§ EXERCISE REQUIREMENTS: Start at the line that contains "What D3.js code", stop at the line that contains "20.7,21.5,21.5,22.3,22.3,22.3,22.3,22.3,21.5,21.5];", and repeat every line in that span, those two included, with no pictures.

(Records)
..............................

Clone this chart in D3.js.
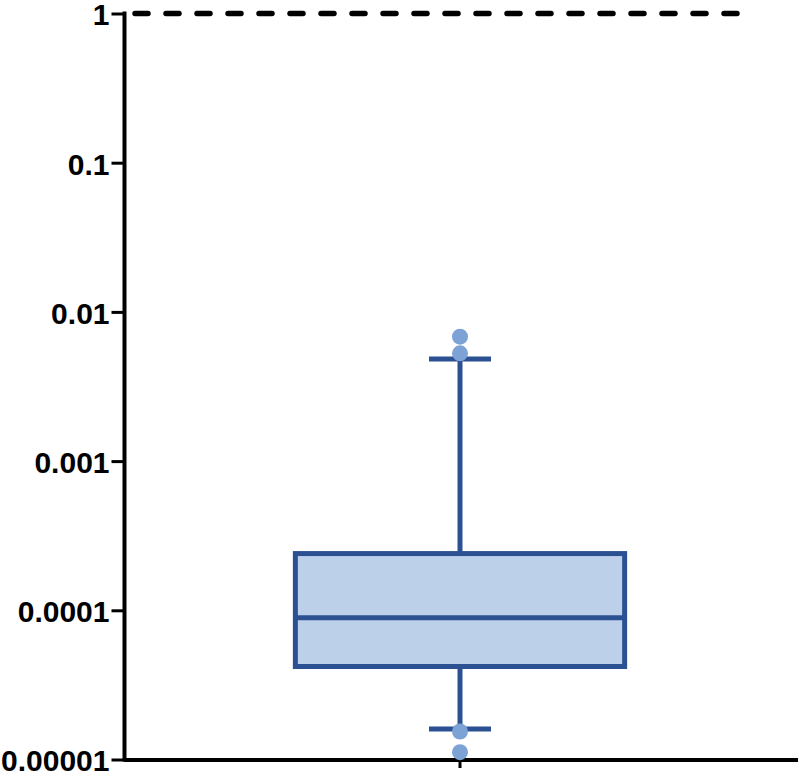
<!DOCTYPE html>
<html>
<head>
<meta charset="utf-8">
<script src="https://cdn.jsdelivr.net/npm/d3@7"></script>
<style>
  html, body { margin: 0; padding: 0; background: #fff; }
  svg { display: block; }
</style>
</head>
<body>
<svg id="chart" width="800" height="774"></svg>
<script>
// ---- data ----
const categories = ["Group"];
const q1 = [4.20e-5];
const median = [8.92e-5];
const q3 = [2.40e-4];
const whiskerLow = [1.60e-5];
const whiskerHigh = [4.83e-3];
const outliers = [[6.82e-3, 5.28e-3, 1.54e-5, 1.12e-5]];
const referenceLine = [1];
const yTickValues = [1, 0.1, 0.01, 0.001, 0.0001, 0.00001];
const yTickLabels = ["1", "0.1", "0.01", "0.001", "0.0001", "0.00001"];

// ---- layout ----
const svg = d3.select("#chart");
const axisColor = "#000";
const boxStroke = "#2b5193";
const boxFill = "#bdd0ea";
const dotFill = "#7da2d6";

const y = d3.scaleLog().domain([1e-5, 1]).range([759.5, 13.5]);
const x = d3.scaleBand().domain(categories).range([124, 796]);

// reference dashed line
svg.selectAll("line.ref").data(referenceLine).enter().append("line")
  .attr("class", "ref")
  .attr("x1", 135).attr("x2", 745)
  .attr("y1", d => y(d)).attr("y2", d => y(d))
  .attr("stroke", "#000").attr("stroke-width", 5.5)
  .attr("stroke-linecap", "round")
  .attr("stroke-dasharray", "13,18");

// Y axis
const yAxis = d3.axisLeft(y)
  .tickValues(yTickValues)
  .tickFormat((d, i) => yTickLabels[i])
  .tickSize(13)
  .tickSizeOuter(0)
  .tickPadding(2);
const gy = svg.append("g").attr("transform", "translate(124.5,0)").call(yAxis);
gy.select(".domain").attr("stroke", axisColor).attr("stroke-width", 4)
  .attr("d", `M0,${y(1) - 2}V${y(1e-5) + 2}`);
gy.selectAll(".tick line").attr("stroke", axisColor).attr("stroke-width", 3);
gy.selectAll(".tick text")
  .attr("fill", "#000")
  .attr("dy", "0.38em")
  .style("font-family", "'Liberation Sans', Arial, sans-serif")
  .style("font-weight", "bold")
  .style("font-size", "30px");

// X axis
const xAxis = d3.axisBottom(x).tickSize(8).tickSizeOuter(0).tickFormat("");
const gx = svg.append("g").attr("transform", "translate(0,760)").call(xAxis);
gx.select(".domain").attr("stroke", axisColor).attr("stroke-width", 4)
  .attr("d", "M124,0H798");
gx.selectAll(".tick line").attr("stroke", axisColor).attr("stroke-width", 3);

// Box plot
const boxRatio = 0.49;
const capWidth = 62;
const data = categories.map((c, i) => ({
  c, q1: q1[i], med: median[i], q3: q3[i], lo: whiskerLow[i], hi: whiskerHigh[i], out: outliers[i]
}));
const g = svg.append("g");
data.forEach(d => {
  const cx = x(d.c) + x.bandwidth() / 2;
  const bw = x.bandwidth() * boxRatio;
  // whiskers
  g.append("line").attr("x1", cx).attr("x2", cx)
    .attr("y1", y(d.q3)).attr("y2", y(d.hi))
    .attr("stroke", boxStroke).attr("stroke-width", 5);
  g.append("line").attr("x1", cx).attr("x2", cx)
    .attr("y1", y(d.q1)).attr("y2", y(d.lo))
    .attr("stroke", boxStroke).attr("stroke-width", 5);
  [d.hi, d.lo].forEach(v => {
    g.append("line").attr("x1", cx - capWidth / 2).attr("x2", cx + capWidth / 2)
      .attr("y1", y(v)).attr("y2", y(v))
      .attr("stroke", boxStroke).attr("stroke-width", 5);
  });
  // box
  g.append("rect")
    .attr("x", cx - bw / 2).attr("width", bw)
    .attr("y", y(d.q3)).attr("height", y(d.q1) - y(d.q3))
    .attr("fill", boxFill).attr("stroke", boxStroke).attr("stroke-width", 5);
  g.append("line").attr("x1", cx - bw / 2).attr("x2", cx + bw / 2)
    .attr("y1", y(d.med)).attr("y2", y(d.med))
    .attr("stroke", boxStroke).attr("stroke-width", 5);
  // outliers
  g.selectAll(null).data(d.out).enter().append("circle")
    .attr("cx", cx).attr("cy", v => y(v)).attr("r", 8)
    .attr("fill", dotFill);
});
</script>
</body>
</html>
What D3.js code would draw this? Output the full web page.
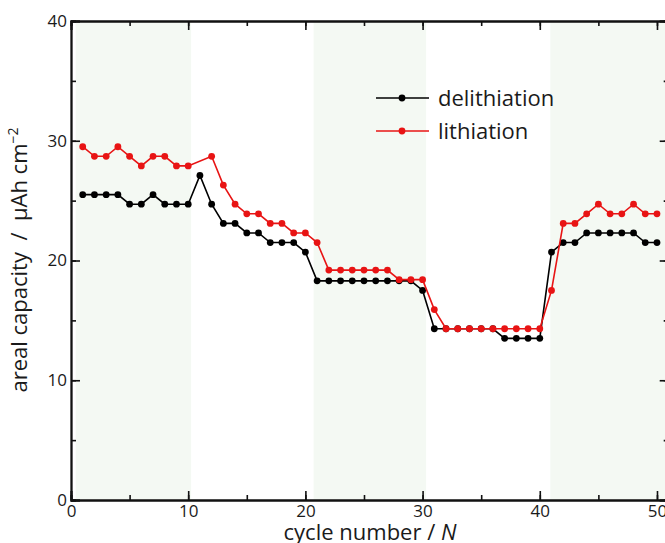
<!DOCTYPE html>
<html>
<head>
<meta charset="utf-8">
<script src="https://cdn.jsdelivr.net/npm/d3@7"></script>
<style>
  html, body { margin: 0; padding: 0; background: #fff; }
  svg { display: block; }
  text { font-family: "Open Sans", "DejaVu Sans", sans-serif; fill: #1a1a1a; }
</style>
</head>
<body>
<svg id="chart" width="665" height="543"></svg>
<script>
// Cycle numbers 1..50
const cycles = [1,2,3,4,5,6,7,8,9,10,11,12,13,14,15,16,17,18,19,20,21,22,23,24,25,
                26,27,28,29,30,31,32,33,34,35,36,37,38,39,40,41,42,43,44,45,46,47,48,49,50];

// Areal capacity (µAh cm^-2) on delithiation
const delithiation = [25.5,25.5,25.5,25.5,24.7,24.7,25.5,24.7,24.7,24.7,
                      27.1,24.7,23.1,23.1,22.3,22.3,21.5,21.5,21.5,20.7,
                      18.3,18.3,18.3,18.3,18.3,18.3,18.3,18.3,18.3,17.5,
                      14.3,14.3,14.3,14.3,14.3,14.3,13.5,13.5,13.5,13.5,
                      20.7,21.5,21.5,22.3,22.3,22.3,22.3,22.3,21.5,21.5];

// Areal capacity (µAh cm^-2) on lithiation (no reading at cycle 11)
const lithiation = [29.5,28.7,28.7,29.5,28.7,27.9,28.7,28.7,27.9,27.9,
                    null,28.7,26.3,24.7,23.9,23.9,23.1,23.1,22.3,22.3,
                    21.5,19.2,19.2,19.2,19.2,19.2,19.2,18.4,18.4,18.4,
                    15.9,14.3,14.3,14.3,14.3,14.3,14.3,14.3,14.3,14.3,
                    17.5,23.1,23.1,23.9,24.7,23.9,23.9,24.7,23.9,23.9];

// Shaded cycle blocks
const bands = [[0.4, 10.25], [20.7, 30.3], [40.9, 51]];

const xTicks = [0, 10, 20, 30, 40, 50];
const yTicks = [0, 10, 20, 30, 40];

const seriesList = [
  { name: "delithiation", values: delithiation, color: "#000000" },
  { name: "lithiation",   values: lithiation,   color: "#e81414" }
];

const svg = d3.select("#chart");
const x = d3.scaleLinear().domain([0, 51]).range([71, 668.7]);
const y = d3.scaleLinear().domain([0, 40]).range([500, 21]);

// background blocks
svg.append("g").selectAll("rect").data(bands).join("rect")
  .attr("x", d => x(d[0]))
  .attr("width", d => x(d[1]) - x(d[0]))
  .attr("y", y(40))
  .attr("height", y(0) - y(40))
  .attr("fill", "#f4f9f3");

// series lines and markers
seriesList.forEach(s => {
  const pts = cycles.map((c, i) => ({ c, v: s.values[i] })).filter(p => p.v != null);
  svg.append("path")
    .datum(pts)
    .attr("fill", "none")
    .attr("stroke", s.color)
    .attr("stroke-width", 1.6)
    .attr("d", d3.line().x(p => x(p.c)).y(p => y(p.v)));
  svg.append("g").selectAll("circle").data(pts).join("circle")
    .attr("cx", p => x(p.c))
    .attr("cy", p => y(p.v))
    .attr("r", 3.4)
    .attr("fill", s.color);
});

// axes: ticks point inward on all four sides
const minorX = d3.range(0, 51, 5);
const minorY = d3.range(0, 41, 5);
function styleAxis(g) {
  g.select(".domain").attr("stroke", "#111").attr("stroke-width", 1.8);
  g.selectAll(".tick line").attr("stroke", "#111").attr("stroke-width", 1.6);
}
// minor tick sets
svg.append("g").attr("transform", `translate(0,${y(0)})`)
  .call(d3.axisBottom(x).tickValues(minorX).tickSize(-5).tickFormat(""))
  .call(styleAxis);
svg.append("g").attr("transform", `translate(0,${y(40)})`)
  .call(d3.axisTop(x).tickValues(minorX).tickSize(-5).tickFormat(""))
  .call(styleAxis);
svg.append("g").attr("transform", `translate(${x(0)},0)`)
  .call(d3.axisLeft(y).tickValues(minorY).tickSize(-5).tickFormat(""))
  .call(styleAxis);
svg.append("g").attr("transform", `translate(${x(51)},0)`)
  .call(d3.axisRight(y).tickValues(minorY).tickSize(-5).tickFormat(""))
  .call(styleAxis);

// major ticks with labels
const xAxisG = svg.append("g").attr("transform", `translate(0,${y(0)})`)
  .call(d3.axisBottom(x).tickValues(xTicks).tickSize(-9).tickPadding(5).tickFormat(d3.format("d")))
  .call(styleAxis);
xAxisG.selectAll(".tick text").attr("font-size", 17).attr("fill", "#1a1a1a")
  .attr("font-family", "'Open Sans', sans-serif");
const yAxisG = svg.append("g").attr("transform", `translate(${x(0)},0)`)
  .call(d3.axisLeft(y).tickValues(yTicks).tickSize(-9).tickPadding(4).tickFormat(d3.format("d")))
  .call(styleAxis);
yAxisG.selectAll(".tick text").attr("font-size", 17).attr("fill", "#1a1a1a")
  .attr("font-family", "'Open Sans', sans-serif");
svg.append("g").attr("transform", `translate(0,${y(40)})`)
  .call(d3.axisTop(x).tickValues(xTicks).tickSize(-9).tickFormat(""))
  .call(styleAxis);
svg.append("g").attr("transform", `translate(${x(51)},0)`)
  .call(d3.axisRight(y).tickValues(yTicks).tickSize(-9).tickFormat(""))
  .call(styleAxis);

// axis titles
const xt = svg.append("text")
  .attr("x", 370).attr("y", 540)
  .attr("text-anchor", "middle")
  .attr("font-size", 22)
  .style("white-space", "pre");
xt.append("tspan").text("cycle number / ");
xt.append("tspan").attr("font-style", "italic").text("N");

const yt = svg.append("text")
  .attr("transform", "translate(27,260) rotate(-90)")
  .attr("text-anchor", "middle")
  .attr("font-size", 22)
  .style("white-space", "pre");
yt.append("tspan").text("areal capacity  /  µAh cm");
yt.append("tspan").attr("font-size", 14).attr("dy", -9).text("−2");

// legend
const legend = svg.append("g");
seriesList.forEach((s, i) => {
  const ly = 98 + i * 33;
  legend.append("line")
    .attr("x1", 376).attr("x2", 429).attr("y1", ly).attr("y2", ly)
    .attr("stroke", s.color).attr("stroke-width", 1.6);
  legend.append("circle").attr("cx", 402).attr("cy", ly).attr("r", 3.4).attr("fill", s.color);
  legend.append("text")
    .attr("x", 438).attr("y", ly + 7.5)
    .attr("font-size", 22)
    .text(s.name);
});
</script>
</body>
</html>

..............................

§ REPLY:
What D3.js code would draw this? Output the full web page.
<!DOCTYPE html>
<html>
<head>
<meta charset="utf-8">
<script src="https://cdn.jsdelivr.net/npm/d3@7"></script>
<style>
  html, body { margin: 0; padding: 0; background: #fff; }
  svg { display: block; }
  text { font-family: "Open Sans", "DejaVu Sans", sans-serif; fill: #1a1a1a; }
</style>
</head>
<body>
<svg id="chart" width="665" height="543"></svg>
<script>
// Cycle numbers 1..50
const cycles = [1,2,3,4,5,6,7,8,9,10,11,12,13,14,15,16,17,18,19,20,21,22,23,24,25,
                26,27,28,29,30,31,32,33,34,35,36,37,38,39,40,41,42,43,44,45,46,47,48,49,50];

// Areal capacity (µAh cm^-2) on delithiation
const delithiation = [25.5,25.5,25.5,25.5,24.7,24.7,25.5,24.7,24.7,24.7,
                      27.1,24.7,23.1,23.1,22.3,22.3,21.5,21.5,21.5,20.7,
                      18.3,18.3,18.3,18.3,18.3,18.3,18.3,18.3,18.3,17.5,
                      14.3,14.3,14.3,14.3,14.3,14.3,13.5,13.5,13.5,13.5,
                      20.7,21.5,21.5,22.3,22.3,22.3,22.3,22.3,21.5,21.5];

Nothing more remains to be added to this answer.